The cooperative credit sector has still not fully recovered from that blow. Apart from turning cooperative credit banks sick, it made even the commercial banking sector wary of disbursing crop loans for a long time after that ill-conceived move.

The step that is reportedly being planned now will destroy the discipline of any functioning credit system, and jeopardise the repayment of other loans even in the future as those who have been servicing their loans will wonder what wrong they have done that their loans are not being written off.

Worse, the scheme may end up compounding, rather than alleviating, the woes of defaulters and heavily indebted farmers, by making them eligible for fresh credit despite their being unable to earn enough to repay their existing loans.

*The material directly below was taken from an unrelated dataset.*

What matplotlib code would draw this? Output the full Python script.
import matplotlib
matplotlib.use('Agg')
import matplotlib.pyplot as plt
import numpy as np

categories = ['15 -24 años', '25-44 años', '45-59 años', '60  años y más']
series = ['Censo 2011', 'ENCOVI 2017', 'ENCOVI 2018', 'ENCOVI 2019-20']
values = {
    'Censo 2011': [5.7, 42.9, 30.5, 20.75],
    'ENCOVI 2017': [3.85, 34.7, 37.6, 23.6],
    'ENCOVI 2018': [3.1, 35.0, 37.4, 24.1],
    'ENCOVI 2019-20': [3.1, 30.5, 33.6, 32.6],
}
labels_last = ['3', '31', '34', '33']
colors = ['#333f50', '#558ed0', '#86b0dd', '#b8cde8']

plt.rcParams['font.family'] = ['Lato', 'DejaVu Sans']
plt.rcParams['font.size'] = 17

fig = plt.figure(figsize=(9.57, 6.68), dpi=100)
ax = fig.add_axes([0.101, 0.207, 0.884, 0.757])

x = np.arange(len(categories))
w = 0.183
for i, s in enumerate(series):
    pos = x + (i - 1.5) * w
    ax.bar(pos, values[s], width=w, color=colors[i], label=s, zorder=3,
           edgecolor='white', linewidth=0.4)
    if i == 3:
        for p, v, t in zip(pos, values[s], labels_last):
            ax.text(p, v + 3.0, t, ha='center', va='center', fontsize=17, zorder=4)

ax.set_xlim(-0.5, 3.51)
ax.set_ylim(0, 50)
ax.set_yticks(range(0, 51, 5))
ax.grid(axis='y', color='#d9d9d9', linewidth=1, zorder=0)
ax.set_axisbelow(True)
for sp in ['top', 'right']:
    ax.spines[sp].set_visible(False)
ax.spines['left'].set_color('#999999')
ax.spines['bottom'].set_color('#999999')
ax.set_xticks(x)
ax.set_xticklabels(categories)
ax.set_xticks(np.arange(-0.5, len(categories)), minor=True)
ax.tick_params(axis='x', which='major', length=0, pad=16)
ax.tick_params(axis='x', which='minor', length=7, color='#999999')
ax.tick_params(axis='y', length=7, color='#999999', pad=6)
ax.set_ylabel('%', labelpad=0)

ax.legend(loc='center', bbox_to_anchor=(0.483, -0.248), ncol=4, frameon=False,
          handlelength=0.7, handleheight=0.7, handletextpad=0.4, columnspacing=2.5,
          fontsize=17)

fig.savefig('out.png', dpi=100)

Finally, the move does not address the bigger issue of farmers' indebtedness to moneylenders, who charge usurious interest rates.

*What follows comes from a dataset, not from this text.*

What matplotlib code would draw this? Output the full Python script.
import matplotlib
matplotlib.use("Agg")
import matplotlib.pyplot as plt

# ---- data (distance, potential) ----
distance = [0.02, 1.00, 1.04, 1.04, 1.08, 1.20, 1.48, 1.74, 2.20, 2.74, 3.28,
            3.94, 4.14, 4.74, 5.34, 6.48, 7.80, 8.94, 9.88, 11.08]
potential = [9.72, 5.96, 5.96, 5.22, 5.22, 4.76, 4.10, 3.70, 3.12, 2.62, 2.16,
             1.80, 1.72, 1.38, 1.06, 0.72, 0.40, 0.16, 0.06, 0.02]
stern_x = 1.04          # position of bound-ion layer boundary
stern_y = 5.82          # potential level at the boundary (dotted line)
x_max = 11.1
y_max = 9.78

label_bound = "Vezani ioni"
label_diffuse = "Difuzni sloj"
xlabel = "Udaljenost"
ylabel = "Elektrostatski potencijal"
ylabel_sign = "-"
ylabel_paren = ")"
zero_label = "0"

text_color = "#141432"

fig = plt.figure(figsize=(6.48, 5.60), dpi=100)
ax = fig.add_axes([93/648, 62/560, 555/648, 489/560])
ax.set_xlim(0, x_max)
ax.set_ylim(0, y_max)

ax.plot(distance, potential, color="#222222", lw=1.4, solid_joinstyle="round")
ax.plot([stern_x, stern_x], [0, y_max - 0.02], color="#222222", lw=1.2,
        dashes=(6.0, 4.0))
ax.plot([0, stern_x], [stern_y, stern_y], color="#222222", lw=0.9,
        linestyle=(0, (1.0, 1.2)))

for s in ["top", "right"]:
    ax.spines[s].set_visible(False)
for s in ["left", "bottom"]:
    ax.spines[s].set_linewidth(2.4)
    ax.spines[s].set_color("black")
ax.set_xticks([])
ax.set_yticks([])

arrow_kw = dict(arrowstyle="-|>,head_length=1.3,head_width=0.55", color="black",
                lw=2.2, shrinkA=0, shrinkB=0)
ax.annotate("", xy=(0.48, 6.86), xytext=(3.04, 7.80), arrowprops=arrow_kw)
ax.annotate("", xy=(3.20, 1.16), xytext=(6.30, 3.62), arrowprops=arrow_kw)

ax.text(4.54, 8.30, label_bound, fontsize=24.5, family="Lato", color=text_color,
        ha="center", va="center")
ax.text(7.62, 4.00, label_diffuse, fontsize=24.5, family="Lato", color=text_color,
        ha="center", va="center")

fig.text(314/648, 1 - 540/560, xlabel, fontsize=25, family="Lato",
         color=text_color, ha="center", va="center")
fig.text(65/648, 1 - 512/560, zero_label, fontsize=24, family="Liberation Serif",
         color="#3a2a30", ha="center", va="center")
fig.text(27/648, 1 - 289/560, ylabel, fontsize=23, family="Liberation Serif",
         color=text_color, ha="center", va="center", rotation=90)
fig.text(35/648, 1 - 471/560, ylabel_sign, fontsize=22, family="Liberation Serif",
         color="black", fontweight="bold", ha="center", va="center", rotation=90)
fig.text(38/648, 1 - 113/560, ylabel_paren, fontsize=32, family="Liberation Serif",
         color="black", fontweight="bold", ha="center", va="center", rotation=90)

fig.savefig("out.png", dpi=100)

The need for providing relief to farmers in distress cannot be disputed. But if it is offered in a manner that is tantamount to killing the goose (i.e. farm credit) that lays the golden eggs, then it surely is unwise. Leave alone the farm loan waiver scheme of 1990, even in more recent times the futility of measures like interest waiver and loan repayment rescheduling has been manifest in Vidarbha and other areas affected by farmers' suicides.

The relief measures announced, it is obvious, did not have the desired effect as reports of suicides have continued to pour in unabated from these belts even after the implementation of the debt relief package.

This is largely because private moneylenders, who supplement the loans of even those farmers who are covered under the institutional credit system, have continued to harass them for the settlement of their dues. What farmers need for their survival is income, and not so much debt relief; in other words, the country needs agricultural renewal and productivity improvement.

The government's reported move may also defy macro-level fiscal prudence. Considering the huge volume of total non-performing assets related to agriculture, the funds needed for such a measure would be in excess of Rs 32,000 crore (Rs 320 billion).

If the rescheduled farm loans are also taken into the reckoning, this figure might touch a mind-boggling Rs 90,000 crore (Rs 900 billion). Doling out such mammoth sums would, obviously, adversely affect the availability of funds for other pressing developmental needs. As it is, the government is subventing 2 per cent of interest on crop loans of up to Rs 2 lakh (Rs 200,000) disbursed by the banks at 7 per cent interest, instead of the usual 9 per cent.

Taking all these into consideration, the government needs to rethink its proposal and consider, instead, a relief package for distressed farmers without endangering agricultural credit.